THE FAMOUS SPEECH THAT NELSON MANDELA NEVER GAVE..
“…Our deepest fear is not that we are inadequate.
Our deepest fear is that we are powerful beyond measure.
It is our light, not our darkness that most frightens us.
We ask ourselves, Who am I to be brilliant, gorgeous, talented, fabulous?
Actually, who are you not to be?
You are a child of God.
Your playing small does not serve the world.
There is nothing enlightened about shrinking so that other people won’t feel insecure around you.
We are all meant to shine, as children do.
We were born to make manifest the glory of God that is within us.
It’s not just in some of us; it’s in everyone.
And as we let our own light shine, we unconsciously give other people permission to do the same.
As we are liberated from our own fear, our presence automatically liberates others.”
This passage is commonly mis-attributed to Nelson Mandela’s 1994 Inaugural Address.
It actually comes from the book ‘A Return To Love’ (1992) by Marianne Williamson
I created the original version of this page more than eight years ago on one of Yahoo’s (now defunct) free-hosted “Geocities” web sites: http://web.archive.org/web/20040910184030/http://www.geocities.com/fascin8or/mandela.htm
At the time, nearly every web site sharing the “Our deepest fear..” quote on the internet cited “Nelson Mandela’s 1994 Inaugural Address” as its source.

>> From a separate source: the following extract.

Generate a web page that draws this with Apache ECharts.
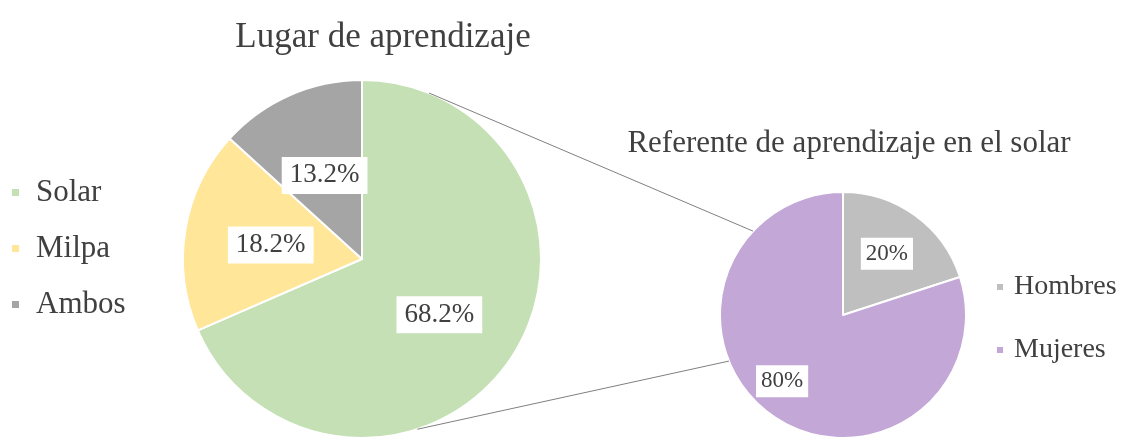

[ It almost seemed as if the only people aware that this was a false attribution were Nelson Mandela, Marianne Williamson, and those who had actually read her book! ]
Over the years since then, many of those web sites have correctly re-attributed the quote (- often, in the process, kindly referencing this particular page).
Though, the internet being what it is, misinformation continues to spread in the blink of an eye, and the myth about Mandela and the quote is still very much alive and well.
Some people simply voicing their surprise that the myth is so wide-spread;
some asking if I am sure I’ve got my facts right;
and on occasion, one or two verging on the hostile – demanding to know why I would pretend that the words weren’t Nelson Mandelas – why I would fabricate such misinformation, and why I should wish to dis-respect Nelson Mandela in this way !!
To be absolutely clear:
The “Our deepest fear..” quote was not written by Nelson Mandela
Nor was it written by a speech-writer for Nelson Mandela
It was not used – as the myth would have it – “by Nelson Mandela in his 1994 Inaugural Address”
In fact, even the reference to Nelson Mandela’s “Inaugural Address” (i.e. Inaugural Speech) is itself somewhat incorrect.
Nelson Mandela actually gave two Inaugural Addresses/Speeches:
the first, on 9th May 1994 at Cape Town – see here
the second, on 10th May 1994 at Pretoria – see here
And, as can clearly be seen from the transcripts, the ” Our deepest fear…” quote is not to be found in either of them.
“Several years ago, this paragraph from A RETURN TO LOVE began popping up everywhere, attributed to Nelson Mandela’s l994 Inaugural Address. As honored as I would be had President Mandela quoted my words, indeed he did not. I have no idea where that story came from, but I am gratified that the paragraph has come to mean so much to so many people.”